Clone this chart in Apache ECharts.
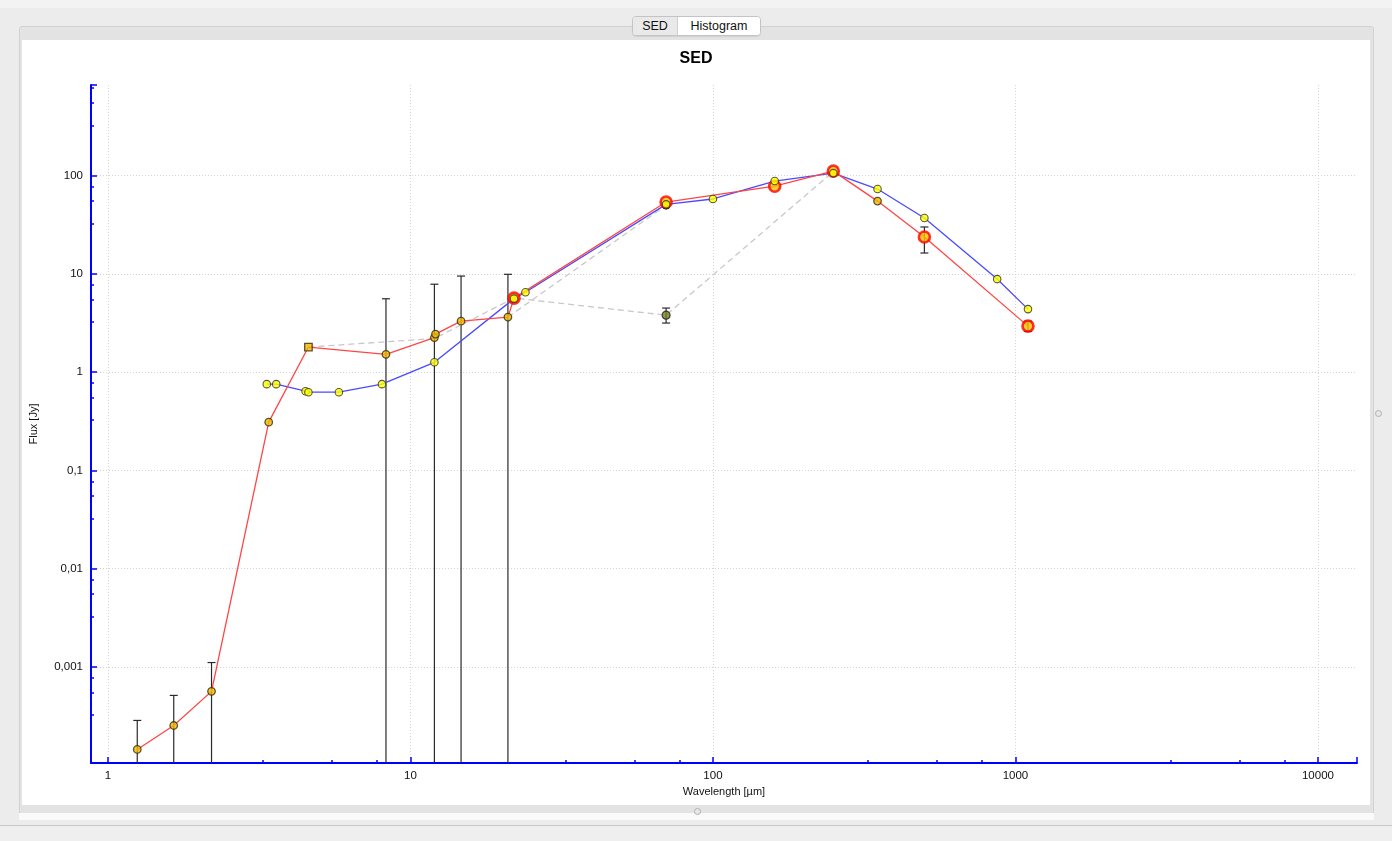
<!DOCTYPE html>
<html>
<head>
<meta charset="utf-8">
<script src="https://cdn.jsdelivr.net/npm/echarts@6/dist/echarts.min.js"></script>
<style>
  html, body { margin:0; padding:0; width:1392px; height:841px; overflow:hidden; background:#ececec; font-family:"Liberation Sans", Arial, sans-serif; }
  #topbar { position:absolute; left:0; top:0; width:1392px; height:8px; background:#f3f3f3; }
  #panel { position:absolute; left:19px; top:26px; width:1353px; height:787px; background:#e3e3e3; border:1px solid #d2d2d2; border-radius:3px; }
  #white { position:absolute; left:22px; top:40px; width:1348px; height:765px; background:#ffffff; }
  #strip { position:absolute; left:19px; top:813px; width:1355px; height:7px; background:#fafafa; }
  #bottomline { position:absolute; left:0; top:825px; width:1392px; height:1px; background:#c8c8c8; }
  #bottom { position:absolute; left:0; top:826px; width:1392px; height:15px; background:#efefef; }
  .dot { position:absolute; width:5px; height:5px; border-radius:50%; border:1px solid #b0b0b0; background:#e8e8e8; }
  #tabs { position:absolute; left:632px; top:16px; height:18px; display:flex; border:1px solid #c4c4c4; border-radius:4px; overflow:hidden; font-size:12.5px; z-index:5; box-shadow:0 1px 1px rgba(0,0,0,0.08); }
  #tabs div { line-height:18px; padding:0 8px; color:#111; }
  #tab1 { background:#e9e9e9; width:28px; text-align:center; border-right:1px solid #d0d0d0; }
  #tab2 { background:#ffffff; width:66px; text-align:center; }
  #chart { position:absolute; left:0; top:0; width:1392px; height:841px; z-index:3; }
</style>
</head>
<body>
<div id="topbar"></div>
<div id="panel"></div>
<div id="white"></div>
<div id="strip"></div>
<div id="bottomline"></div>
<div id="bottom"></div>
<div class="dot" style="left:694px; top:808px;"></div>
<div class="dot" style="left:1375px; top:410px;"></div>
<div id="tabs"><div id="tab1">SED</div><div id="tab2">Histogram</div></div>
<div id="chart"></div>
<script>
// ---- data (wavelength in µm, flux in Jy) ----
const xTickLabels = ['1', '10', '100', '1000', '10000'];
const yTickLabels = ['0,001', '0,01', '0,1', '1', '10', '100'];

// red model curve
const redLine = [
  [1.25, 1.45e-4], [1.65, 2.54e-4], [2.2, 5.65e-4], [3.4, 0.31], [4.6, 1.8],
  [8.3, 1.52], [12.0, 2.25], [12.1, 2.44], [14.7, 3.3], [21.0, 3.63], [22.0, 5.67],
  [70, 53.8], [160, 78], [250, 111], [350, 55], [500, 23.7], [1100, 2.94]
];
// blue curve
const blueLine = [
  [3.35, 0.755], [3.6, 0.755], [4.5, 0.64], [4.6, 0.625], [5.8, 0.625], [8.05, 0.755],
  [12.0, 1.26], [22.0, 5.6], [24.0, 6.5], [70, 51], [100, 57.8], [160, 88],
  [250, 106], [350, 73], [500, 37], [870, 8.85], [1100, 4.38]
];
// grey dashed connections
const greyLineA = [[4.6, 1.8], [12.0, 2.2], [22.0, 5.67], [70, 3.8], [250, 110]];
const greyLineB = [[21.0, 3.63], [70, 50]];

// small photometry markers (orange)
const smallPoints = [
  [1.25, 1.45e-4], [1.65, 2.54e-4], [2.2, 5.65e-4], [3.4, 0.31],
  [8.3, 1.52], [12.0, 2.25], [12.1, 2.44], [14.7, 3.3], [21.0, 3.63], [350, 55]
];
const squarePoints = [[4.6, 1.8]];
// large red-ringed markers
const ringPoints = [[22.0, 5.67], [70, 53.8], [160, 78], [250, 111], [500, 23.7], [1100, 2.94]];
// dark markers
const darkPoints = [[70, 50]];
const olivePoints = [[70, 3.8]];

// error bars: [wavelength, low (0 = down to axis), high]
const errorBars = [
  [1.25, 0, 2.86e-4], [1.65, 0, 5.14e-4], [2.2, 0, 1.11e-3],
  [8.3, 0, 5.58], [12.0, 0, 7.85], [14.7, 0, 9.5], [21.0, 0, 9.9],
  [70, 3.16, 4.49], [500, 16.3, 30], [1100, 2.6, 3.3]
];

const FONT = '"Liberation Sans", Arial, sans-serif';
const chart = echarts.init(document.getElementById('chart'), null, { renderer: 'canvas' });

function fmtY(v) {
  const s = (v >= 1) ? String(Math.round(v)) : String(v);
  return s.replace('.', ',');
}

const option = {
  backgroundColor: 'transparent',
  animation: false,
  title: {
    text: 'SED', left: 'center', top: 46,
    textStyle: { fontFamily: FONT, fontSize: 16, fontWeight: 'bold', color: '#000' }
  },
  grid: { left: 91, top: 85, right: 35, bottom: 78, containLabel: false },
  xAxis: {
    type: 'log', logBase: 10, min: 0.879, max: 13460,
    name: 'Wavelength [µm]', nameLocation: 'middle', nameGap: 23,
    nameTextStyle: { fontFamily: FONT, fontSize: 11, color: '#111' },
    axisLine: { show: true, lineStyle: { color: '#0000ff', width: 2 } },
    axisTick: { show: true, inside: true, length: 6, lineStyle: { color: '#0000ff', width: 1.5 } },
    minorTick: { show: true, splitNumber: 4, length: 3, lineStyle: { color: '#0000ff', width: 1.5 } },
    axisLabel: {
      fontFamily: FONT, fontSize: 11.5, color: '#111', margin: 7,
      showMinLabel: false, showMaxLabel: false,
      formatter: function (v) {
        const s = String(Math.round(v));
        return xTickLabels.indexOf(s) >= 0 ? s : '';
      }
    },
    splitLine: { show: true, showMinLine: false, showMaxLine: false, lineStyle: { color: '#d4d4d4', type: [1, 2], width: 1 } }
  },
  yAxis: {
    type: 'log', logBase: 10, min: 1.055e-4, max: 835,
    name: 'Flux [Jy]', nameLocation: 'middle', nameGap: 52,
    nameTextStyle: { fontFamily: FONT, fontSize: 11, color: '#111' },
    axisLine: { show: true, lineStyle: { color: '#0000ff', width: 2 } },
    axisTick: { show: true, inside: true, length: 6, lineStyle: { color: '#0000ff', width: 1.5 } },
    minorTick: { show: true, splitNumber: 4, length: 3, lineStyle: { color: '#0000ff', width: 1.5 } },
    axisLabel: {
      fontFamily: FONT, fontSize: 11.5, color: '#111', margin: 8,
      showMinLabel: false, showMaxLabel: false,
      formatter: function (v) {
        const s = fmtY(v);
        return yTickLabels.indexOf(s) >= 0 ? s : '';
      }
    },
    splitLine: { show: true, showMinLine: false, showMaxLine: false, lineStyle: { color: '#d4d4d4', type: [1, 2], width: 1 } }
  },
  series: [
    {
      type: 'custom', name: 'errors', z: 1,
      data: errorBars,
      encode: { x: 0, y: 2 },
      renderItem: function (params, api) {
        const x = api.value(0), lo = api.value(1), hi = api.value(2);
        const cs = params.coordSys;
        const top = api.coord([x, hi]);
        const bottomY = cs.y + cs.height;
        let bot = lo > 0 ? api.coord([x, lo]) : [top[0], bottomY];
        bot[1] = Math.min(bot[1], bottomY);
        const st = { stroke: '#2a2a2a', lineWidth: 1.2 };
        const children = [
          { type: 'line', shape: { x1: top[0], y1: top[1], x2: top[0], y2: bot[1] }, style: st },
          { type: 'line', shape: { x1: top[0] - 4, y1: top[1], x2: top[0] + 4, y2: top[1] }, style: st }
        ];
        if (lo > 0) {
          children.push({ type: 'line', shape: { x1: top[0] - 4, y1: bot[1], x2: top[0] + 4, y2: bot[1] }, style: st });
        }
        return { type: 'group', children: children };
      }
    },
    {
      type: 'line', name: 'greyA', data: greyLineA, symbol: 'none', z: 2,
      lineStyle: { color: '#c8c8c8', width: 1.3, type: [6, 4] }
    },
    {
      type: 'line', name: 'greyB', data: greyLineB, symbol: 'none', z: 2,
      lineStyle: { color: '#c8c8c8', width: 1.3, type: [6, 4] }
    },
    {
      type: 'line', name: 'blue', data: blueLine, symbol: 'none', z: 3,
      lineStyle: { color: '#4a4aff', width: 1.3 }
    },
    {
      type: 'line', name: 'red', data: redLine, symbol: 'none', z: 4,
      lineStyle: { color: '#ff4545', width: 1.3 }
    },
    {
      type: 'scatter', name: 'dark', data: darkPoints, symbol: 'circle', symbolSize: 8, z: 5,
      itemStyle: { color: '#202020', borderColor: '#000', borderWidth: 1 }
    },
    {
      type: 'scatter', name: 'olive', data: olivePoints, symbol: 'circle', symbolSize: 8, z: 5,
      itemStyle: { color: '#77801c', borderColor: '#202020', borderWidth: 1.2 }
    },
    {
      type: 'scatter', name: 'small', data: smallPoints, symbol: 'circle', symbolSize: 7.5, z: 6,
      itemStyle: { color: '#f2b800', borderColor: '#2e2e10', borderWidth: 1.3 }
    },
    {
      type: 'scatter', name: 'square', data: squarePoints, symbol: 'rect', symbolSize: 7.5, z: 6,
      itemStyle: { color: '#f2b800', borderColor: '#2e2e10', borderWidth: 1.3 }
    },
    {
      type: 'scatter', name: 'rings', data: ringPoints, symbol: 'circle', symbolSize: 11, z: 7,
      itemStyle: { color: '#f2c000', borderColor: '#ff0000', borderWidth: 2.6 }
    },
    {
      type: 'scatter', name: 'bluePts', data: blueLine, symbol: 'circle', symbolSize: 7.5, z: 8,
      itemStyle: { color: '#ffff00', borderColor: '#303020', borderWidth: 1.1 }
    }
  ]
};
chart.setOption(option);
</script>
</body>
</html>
☆ ☆ ☆
Exercise prompt
Reproduce the material above from its first line through the line containing "const yTickLabels = ['0,001', '0,01', '0,1', '1', '10', '100'];", both ends included, and skip every picture.

Exercise response
Clone this chart in Apache ECharts.
<!DOCTYPE html>
<html>
<head>
<meta charset="utf-8">
<script src="https://cdn.jsdelivr.net/npm/echarts@6/dist/echarts.min.js"></script>
<style>
  html, body { margin:0; padding:0; width:1392px; height:841px; overflow:hidden; background:#ececec; font-family:"Liberation Sans", Arial, sans-serif; }
  #topbar { position:absolute; left:0; top:0; width:1392px; height:8px; background:#f3f3f3; }
  #panel { position:absolute; left:19px; top:26px; width:1353px; height:787px; background:#e3e3e3; border:1px solid #d2d2d2; border-radius:3px; }
  #white { position:absolute; left:22px; top:40px; width:1348px; height:765px; background:#ffffff; }
  #strip { position:absolute; left:19px; top:813px; width:1355px; height:7px; background:#fafafa; }
  #bottomline { position:absolute; left:0; top:825px; width:1392px; height:1px; background:#c8c8c8; }
  #bottom { position:absolute; left:0; top:826px; width:1392px; height:15px; background:#efefef; }
  .dot { position:absolute; width:5px; height:5px; border-radius:50%; border:1px solid #b0b0b0; background:#e8e8e8; }
  #tabs { position:absolute; left:632px; top:16px; height:18px; display:flex; border:1px solid #c4c4c4; border-radius:4px; overflow:hidden; font-size:12.5px; z-index:5; box-shadow:0 1px 1px rgba(0,0,0,0.08); }
  #tabs div { line-height:18px; padding:0 8px; color:#111; }
  #tab1 { background:#e9e9e9; width:28px; text-align:center; border-right:1px solid #d0d0d0; }
  #tab2 { background:#ffffff; width:66px; text-align:center; }
  #chart { position:absolute; left:0; top:0; width:1392px; height:841px; z-index:3; }
</style>
</head>
<body>
<div id="topbar"></div>
<div id="panel"></div>
<div id="white"></div>
<div id="strip"></div>
<div id="bottomline"></div>
<div id="bottom"></div>
<div class="dot" style="left:694px; top:808px;"></div>
<div class="dot" style="left:1375px; top:410px;"></div>
<div id="tabs"><div id="tab1">SED</div><div id="tab2">Histogram</div></div>
<div id="chart"></div>
<script>
// ---- data (wavelength in µm, flux in Jy) ----
const xTickLabels = ['1', '10', '100', '1000', '10000'];
const yTickLabels = ['0,001', '0,01', '0,1', '1', '10', '100'];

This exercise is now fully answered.